The current natural history museum covers an area of ​​approximately 4,000 m^{2}. Its scientific holdings comprise over 250,000 specimens from around the globe. These include taxidermy mounts and study skins, skulls, fossilized remains and skeletons, fossils, bird eggs, wet and dry animal specimens, rock and mineral samples, a meteorite collection, and models and plaster casts of extinct animals.

Exhibitions from four departments—Geology, Invertebrates and Vertebrates, Evolution of the Organic World, and Nature Conservation—are displayed across the museum's 23 halls.

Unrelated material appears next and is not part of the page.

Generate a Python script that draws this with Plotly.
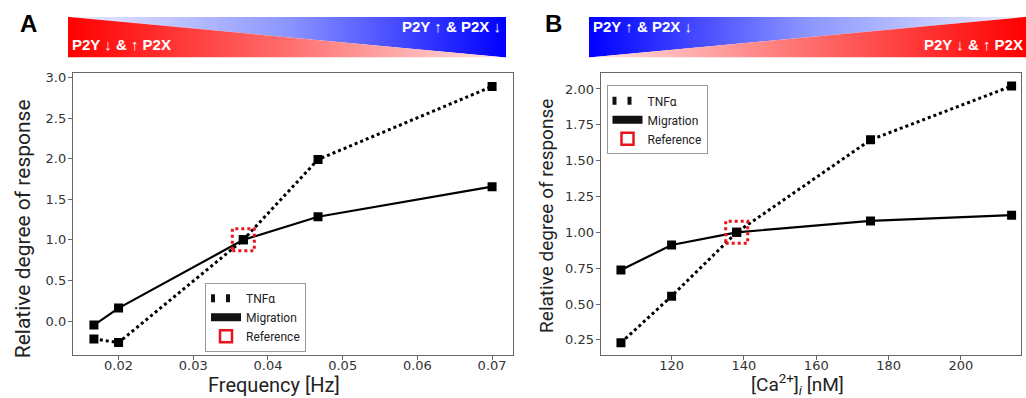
import plotly.graph_objects as go

# ---------------- data ----------------
freq_hz = [0.0167, 0.02, 0.0367, 0.0467, 0.07]
tnfa_a = [-0.22, -0.265, 1.0, 1.99, 2.89]
migration_a = [-0.05, 0.16, 1.0, 1.285, 1.655]
ref_a_x = [0.0367]
ref_a_y = [1.0]

ca_nm = [106, 120, 138, 175, 214]
tnfa_b = [0.23, 0.555, 1.0, 1.645, 2.02]
migration_b = [0.737, 0.912, 1.0, 1.08, 1.12]
ref_b_x = [138]
ref_b_y = [1.0]

legend_names = ["TNFα", "Migration", "Reference"]
banner_up_text = "P2Y ↑ & P2X ↓"
banner_down_text = "P2Y ↓ & ↑ P2X"

W, H = 1026, 398


def px(x):
    return x / W


def py(y):
    return 1 - y / H


fig = go.Figure()

# ---------------- data traces ----------------
for xs, ys, ax in [(freq_hz, tnfa_a, ("x", "y")), (ca_nm, tnfa_b, ("x2", "y2"))]:
    fig.add_trace(go.Scatter(x=xs, y=ys, mode="lines+markers", xaxis=ax[0], yaxis=ax[1],
                             line=dict(color="black", width=3, dash="dot"),
                             marker=dict(symbol="square", size=9, color="black"),
                             showlegend=False, hoverinfo="x+y"))
for xs, ys, ax in [(freq_hz, migration_a, ("x", "y")), (ca_nm, migration_b, ("x2", "y2"))]:
    fig.add_trace(go.Scatter(x=xs, y=ys, mode="lines+markers", xaxis=ax[0], yaxis=ax[1],
                             line=dict(color="black", width=2.2),
                             marker=dict(symbol="square", size=9, color="black"),
                             showlegend=False, hoverinfo="x+y"))

# reference markers (dotted red squares anchored at data points)
for rx, ry, xr, yr in [(ref_a_x, ref_a_y, "x", "y"), (ref_b_x, ref_b_y, "x2", "y2")]:
    for xv, yv in zip(rx, ry):
        fig.add_shape(type="rect", xref=xr, yref=yr, xsizemode="pixel", ysizemode="pixel",
                      xanchor=xv, yanchor=yv, x0=-11, x1=11, y0=-11, y1=11,
                      line=dict(color="#e8141c", width=3, dash="dot"), fillcolor="rgba(0,0,0,0)")

# ---------------- legend-only traces ----------------
for lg, ax in [("legend", ("x", "y")), ("legend2", ("x2", "y2"))]:
    fig.add_trace(go.Scatter(x=[None], y=[None], mode="lines", name=legend_names[0], legend=lg,
                             xaxis=ax[0], yaxis=ax[1],
                             line=dict(color="#111", width=8, dash="4px,11px")))
    fig.add_trace(go.Scatter(x=[None], y=[None], mode="lines", name=legend_names[1], legend=lg,
                             xaxis=ax[0], yaxis=ax[1],
                             line=dict(color="#111", width=8)))
    fig.add_trace(go.Scatter(x=[None], y=[None], mode="markers", name=legend_names[2], legend=lg,
                             xaxis=ax[0], yaxis=ax[1],
                             marker=dict(symbol="square-open", size=12, color="#e8141c",
                                         line=dict(width=2.5, color="#e8141c"))))

# ---------------- gradient banners ----------------
red_scale_lr = [[0, "rgb(255,0,0)"], [0.5, "rgb(255,110,110)"], [1, "rgb(255,228,228)"]]
red_scale_rl = [[0, "rgb(255,228,228)"], [0.5, "rgb(255,110,110)"], [1, "rgb(255,0,0)"]]
blue_scale_lr = [[0, "rgb(236,238,255)"], [0.5, "rgb(140,150,255)"], [1, "rgb(0,0,255)"]]
blue_scale_rl = [[0, "rgb(0,0,255)"], [0.5, "rgb(140,150,255)"], [1, "rgb(236,238,255)"]]

# banner A (axes x3/y3)
fig.add_trace(go.Scatter(x=[0, 1, 1, 0], y=[1, 1, 0, 1], xaxis="x3", yaxis="y3", mode="lines",
                         fill="toself", line=dict(width=0),
                         fillgradient=dict(type="horizontal", colorscale=blue_scale_lr),
                         showlegend=False, hoverinfo="skip"))
fig.add_trace(go.Scatter(x=[0, 0, 1, 0], y=[1, 0, 0, 1], xaxis="x3", yaxis="y3", mode="lines",
                         fill="toself", line=dict(width=0),
                         fillgradient=dict(type="horizontal", colorscale=red_scale_lr),
                         showlegend=False, hoverinfo="skip"))
# banner B (axes x4/y4)
fig.add_trace(go.Scatter(x=[0, 1, 0, 0], y=[1, 1, 0, 1], xaxis="x4", yaxis="y4", mode="lines",
                         fill="toself", line=dict(width=0),
                         fillgradient=dict(type="horizontal", colorscale=blue_scale_rl),
                         showlegend=False, hoverinfo="skip"))
fig.add_trace(go.Scatter(x=[0, 1, 1, 0], y=[0, 0, 1, 0], xaxis="x4", yaxis="y4", mode="lines",
                         fill="toself", line=dict(width=0),
                         fillgradient=dict(type="horizontal", colorscale=red_scale_rl),
                         showlegend=False, hoverinfo="skip"))

# ---------------- axes ----------------
tickfont = dict(family="DejaVu Sans", size=13, color="#333")
common = dict(showline=True, linecolor="#666", linewidth=1.3, mirror=True, ticks="outside",
              ticklen=4, tickcolor="#666", tickwidth=1, showgrid=False, zeroline=False,
              tickfont=tickfont)
xcommon = dict(ticklabelstandoff=-6, **common)
ycommon = dict(ticklabelstandoff=-1, **common)

ydom = [py(354.5), py(71)]
fig.update_layout(
    xaxis=dict(domain=[px(73), px(513)], range=[0.0139, 0.0728], tickvals=[0.02, 0.03, 0.04, 0.05, 0.06, 0.07],
               tickformat=".2f", anchor="y", **xcommon),
    yaxis=dict(domain=ydom, range=[-0.416, 3.05], tickvals=[0, 0.5, 1.0, 1.5, 2.0, 2.5, 3.0],
               tickformat=".1f", anchor="x", **ycommon),
    xaxis2=dict(domain=[px(600.7), px(1021)], range=[100.4, 216.6], tickvals=[120, 140, 160, 180, 200],
                anchor="y2", **xcommon),
    yaxis2=dict(domain=ydom, range=[0.146, 2.108], tickvals=[0.25, 0.5, 0.75, 1.0, 1.25, 1.5, 1.75, 2.0],
                tickformat=".2f", anchor="x2", **ycommon),
    xaxis3=dict(domain=[px(68), px(506)], range=[0, 1], visible=False, fixedrange=True, anchor="y3"),
    yaxis3=dict(domain=[py(55), py(14)], range=[0, 1], visible=False, fixedrange=True, anchor="x3"),
    xaxis4=dict(domain=[px(589), 1.0], range=[0, 1], visible=False, fixedrange=True, anchor="y4"),
    yaxis4=dict(domain=[py(55), py(14)], range=[0, 1], visible=False, fixedrange=True, anchor="x4"),
)

legend_common = dict(bgcolor="white", bordercolor="#999", borderwidth=1,
                     font=dict(family="Roboto", size=12, color="#222"),
                     xanchor="left", yanchor="top", tracegroupgap=0, itemwidth=30)
fig.update_layout(
    legend=dict(x=px(205), y=py(282), **legend_common),
    legend2=dict(x=px(606.5), y=py(83), **legend_common),
)

# ---------------- annotations ----------------
ann = []
title_font = dict(family="Roboto", size=20, color="#222")
ann.append(dict(text="Relative degree of response", x=px(23), y=py(228), textangle=-90,
                font=dict(family="Roboto", size=21, color="#222")))
ann.append(dict(text="Relative degree of response", x=px(547), y=py(214.5), textangle=-90,
                font=dict(family="Roboto", size=19, color="#222")))
ann.append(dict(text="Frequency [Hz]", x=px(274), y=py(385), font=title_font))
ann.append(dict(text="[Ca<sup>2+</sup>]<sub><i>i</i></sub> [nM]", x=px(797), y=py(384),
                font=dict(family="Roboto", size=19, color="#222")))
# panel labels
lab_font = dict(family="Liberation Sans", size=24, color="black")
ann.append(dict(text="<b>A</b>", x=px(28), y=py(21), font=lab_font))
ann.append(dict(text="<b>B</b>", x=px(553), y=py(21), font=lab_font))
# banner texts
bfont = dict(family="Liberation Sans", size=15, color="white")
ann.append(dict(text="<b>" + banner_down_text + "</b>", x=px(70), y=py(42), xanchor="left", font=bfont))
ann.append(dict(text="<b>" + banner_up_text + "</b>", x=px(503), y=py(24), xanchor="right", font=bfont))
ann.append(dict(text="<b>" + banner_up_text + "</b>", x=px(591), y=py(24), xanchor="left", font=bfont))
ann.append(dict(text="<b>" + banner_down_text + "</b>", x=px(1025), y=py(42), xanchor="right", font=bfont))

for a in ann:
    a.setdefault("xanchor", "center")
    a.setdefault("yanchor", "middle")
    a.update(xref="paper", yref="paper", showarrow=False)
fig.update_layout(annotations=ann)

fig.update_layout(width=W, height=H, margin=dict(l=0, r=0, t=0, b=0),
                  paper_bgcolor="white", plot_bgcolor="white")

fig.write_html("out.html", config={"displayModeBar": False},
               post_script="document.body.style.margin='0px';document.body.style.overflow='hidden';")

Here, visitors can see representatives of the animal kingdom from all of Earth's continents and seas. The vertebrate collection features rare and endangered species, as well as animals that are already extinct, such as the passenger pigeon and Steller's sea cow. The museum houses Ukraine's largest bird collection. It also holds the country's largest collection of primates, comprising 90 specimens representing 51 species; a portion of this collection was purchased by the university from a private collector in the Poltava region. Fossilized animal remains are also on display, including the skeleton of a plesiosaur discovered in Izyum, Kharkiv region. Furthermore, there is an invertebrate collection featuring sponges, corals, mollusks, worms, crustaceans, insects (over 110,000 specimens), echinoderms, and tunicates. Numerous dioramas are featured: for instance, the geology department offers a simulated volcanic eruption and a limestone cave with stalactites and stalagmites, while the invertebrate and vertebrate department displays a seabird colony, a seal rookery, and much more. Several ancient sculptures are installed at the museum entrance—Scythian and Polovtsian stone figures brought here from the Slobozhanshchyna steppes.